● Data excerpt:

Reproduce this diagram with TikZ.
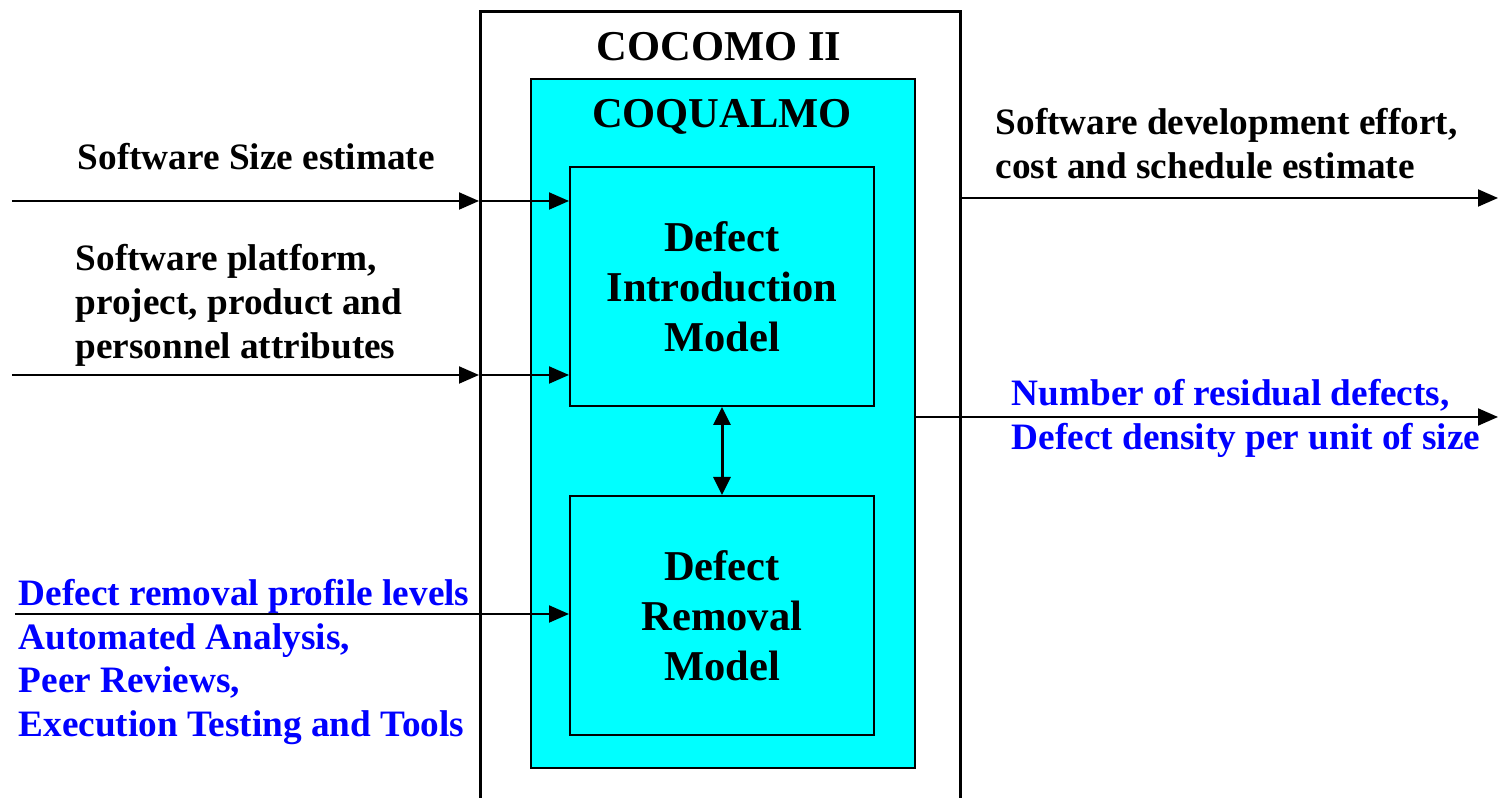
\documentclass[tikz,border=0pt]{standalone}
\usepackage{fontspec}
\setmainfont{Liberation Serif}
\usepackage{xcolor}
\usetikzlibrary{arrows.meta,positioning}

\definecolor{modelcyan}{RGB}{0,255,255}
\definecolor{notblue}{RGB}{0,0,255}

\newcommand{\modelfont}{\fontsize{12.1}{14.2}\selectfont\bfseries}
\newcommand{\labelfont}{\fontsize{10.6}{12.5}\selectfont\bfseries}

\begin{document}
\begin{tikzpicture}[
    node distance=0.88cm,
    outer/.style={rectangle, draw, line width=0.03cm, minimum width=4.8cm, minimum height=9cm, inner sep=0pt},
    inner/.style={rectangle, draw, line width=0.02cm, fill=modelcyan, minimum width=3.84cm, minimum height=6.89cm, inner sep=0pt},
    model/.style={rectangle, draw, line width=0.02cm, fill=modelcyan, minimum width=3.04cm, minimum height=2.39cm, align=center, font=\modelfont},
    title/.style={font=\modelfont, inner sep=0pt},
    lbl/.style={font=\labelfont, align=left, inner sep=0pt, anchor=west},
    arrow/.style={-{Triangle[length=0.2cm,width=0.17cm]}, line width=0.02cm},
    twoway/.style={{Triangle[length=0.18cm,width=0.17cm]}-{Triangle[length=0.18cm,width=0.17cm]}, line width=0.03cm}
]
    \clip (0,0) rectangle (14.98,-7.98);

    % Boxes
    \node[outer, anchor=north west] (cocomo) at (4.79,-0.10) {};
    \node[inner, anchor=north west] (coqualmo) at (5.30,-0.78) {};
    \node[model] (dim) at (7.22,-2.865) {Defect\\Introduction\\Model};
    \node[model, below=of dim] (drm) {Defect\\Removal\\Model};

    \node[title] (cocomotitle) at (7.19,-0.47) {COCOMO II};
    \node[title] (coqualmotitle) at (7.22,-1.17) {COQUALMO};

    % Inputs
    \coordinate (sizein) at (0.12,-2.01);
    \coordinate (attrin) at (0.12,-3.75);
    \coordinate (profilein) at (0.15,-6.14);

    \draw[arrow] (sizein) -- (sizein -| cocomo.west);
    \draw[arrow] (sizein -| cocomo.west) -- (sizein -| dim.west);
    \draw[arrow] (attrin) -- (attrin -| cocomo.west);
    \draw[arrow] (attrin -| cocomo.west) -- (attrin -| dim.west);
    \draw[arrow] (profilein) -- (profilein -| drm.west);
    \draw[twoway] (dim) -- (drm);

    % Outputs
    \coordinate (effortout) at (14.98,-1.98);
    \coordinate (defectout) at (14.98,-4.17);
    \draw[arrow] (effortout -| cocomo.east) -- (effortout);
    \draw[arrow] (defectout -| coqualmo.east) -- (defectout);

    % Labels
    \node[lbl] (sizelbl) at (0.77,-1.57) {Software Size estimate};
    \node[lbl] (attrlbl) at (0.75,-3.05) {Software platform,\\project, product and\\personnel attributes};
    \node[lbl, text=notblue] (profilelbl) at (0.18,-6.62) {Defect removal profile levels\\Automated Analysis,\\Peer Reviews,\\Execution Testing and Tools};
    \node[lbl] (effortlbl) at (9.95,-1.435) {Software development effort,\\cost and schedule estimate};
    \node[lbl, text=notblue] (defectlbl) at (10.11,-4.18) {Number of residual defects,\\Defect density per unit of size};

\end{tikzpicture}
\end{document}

● Your task: Repeat all the data as it stands, dropping any images it holds.

● Complete response:
Reproduce this diagram with TikZ.
\documentclass[tikz,border=0pt]{standalone}
\usepackage{fontspec}
\setmainfont{Liberation Serif}
\usepackage{xcolor}
\usetikzlibrary{arrows.meta,positioning}

\definecolor{modelcyan}{RGB}{0,255,255}
\definecolor{notblue}{RGB}{0,0,255}

\newcommand{\modelfont}{\fontsize{12.1}{14.2}\selectfont\bfseries}
\newcommand{\labelfont}{\fontsize{10.6}{12.5}\selectfont\bfseries}

\begin{document}
\begin{tikzpicture}[
    node distance=0.88cm,
    outer/.style={rectangle, draw, line width=0.03cm, minimum width=4.8cm, minimum height=9cm, inner sep=0pt},
    inner/.style={rectangle, draw, line width=0.02cm, fill=modelcyan, minimum width=3.84cm, minimum height=6.89cm, inner sep=0pt},
    model/.style={rectangle, draw, line width=0.02cm, fill=modelcyan, minimum width=3.04cm, minimum height=2.39cm, align=center, font=\modelfont},
    title/.style={font=\modelfont, inner sep=0pt},
    lbl/.style={font=\labelfont, align=left, inner sep=0pt, anchor=west},
    arrow/.style={-{Triangle[length=0.2cm,width=0.17cm]}, line width=0.02cm},
    twoway/.style={{Triangle[length=0.18cm,width=0.17cm]}-{Triangle[length=0.18cm,width=0.17cm]}, line width=0.03cm}
]
    \clip (0,0) rectangle (14.98,-7.98);

    % Boxes
    \node[outer, anchor=north west] (cocomo) at (4.79,-0.10) {};
    \node[inner, anchor=north west] (coqualmo) at (5.30,-0.78) {};
    \node[model] (dim) at (7.22,-2.865) {Defect\\Introduction\\Model};
    \node[model, below=of dim] (drm) {Defect\\Removal\\Model};

    \node[title] (cocomotitle) at (7.19,-0.47) {COCOMO II};
    \node[title] (coqualmotitle) at (7.22,-1.17) {COQUALMO};

    % Inputs
    \coordinate (sizein) at (0.12,-2.01);
    \coordinate (attrin) at (0.12,-3.75);
    \coordinate (profilein) at (0.15,-6.14);

    \draw[arrow] (sizein) -- (sizein -| cocomo.west);
    \draw[arrow] (sizein -| cocomo.west) -- (sizein -| dim.west);
    \draw[arrow] (attrin) -- (attrin -| cocomo.west);
    \draw[arrow] (attrin -| cocomo.west) -- (attrin -| dim.west);
    \draw[arrow] (profilein) -- (profilein -| drm.west);
    \draw[twoway] (dim) -- (drm);

    % Outputs
    \coordinate (effortout) at (14.98,-1.98);
    \coordinate (defectout) at (14.98,-4.17);
    \draw[arrow] (effortout -| cocomo.east) -- (effortout);
    \draw[arrow] (defectout -| coqualmo.east) -- (defectout);

    % Labels
    \node[lbl] (sizelbl) at (0.77,-1.57) {Software Size estimate};
    \node[lbl] (attrlbl) at (0.75,-3.05) {Software platform,\\project, product and\\personnel attributes};
    \node[lbl, text=notblue] (profilelbl) at (0.18,-6.62) {Defect removal profile levels\\Automated Analysis,\\Peer Reviews,\\Execution Testing and Tools};
    \node[lbl] (effortlbl) at (9.95,-1.435) {Software development effort,\\cost and schedule estimate};
    \node[lbl, text=notblue] (defectlbl) at (10.11,-4.18) {Number of residual defects,\\Defect density per unit of size};

\end{tikzpicture}
\end{document}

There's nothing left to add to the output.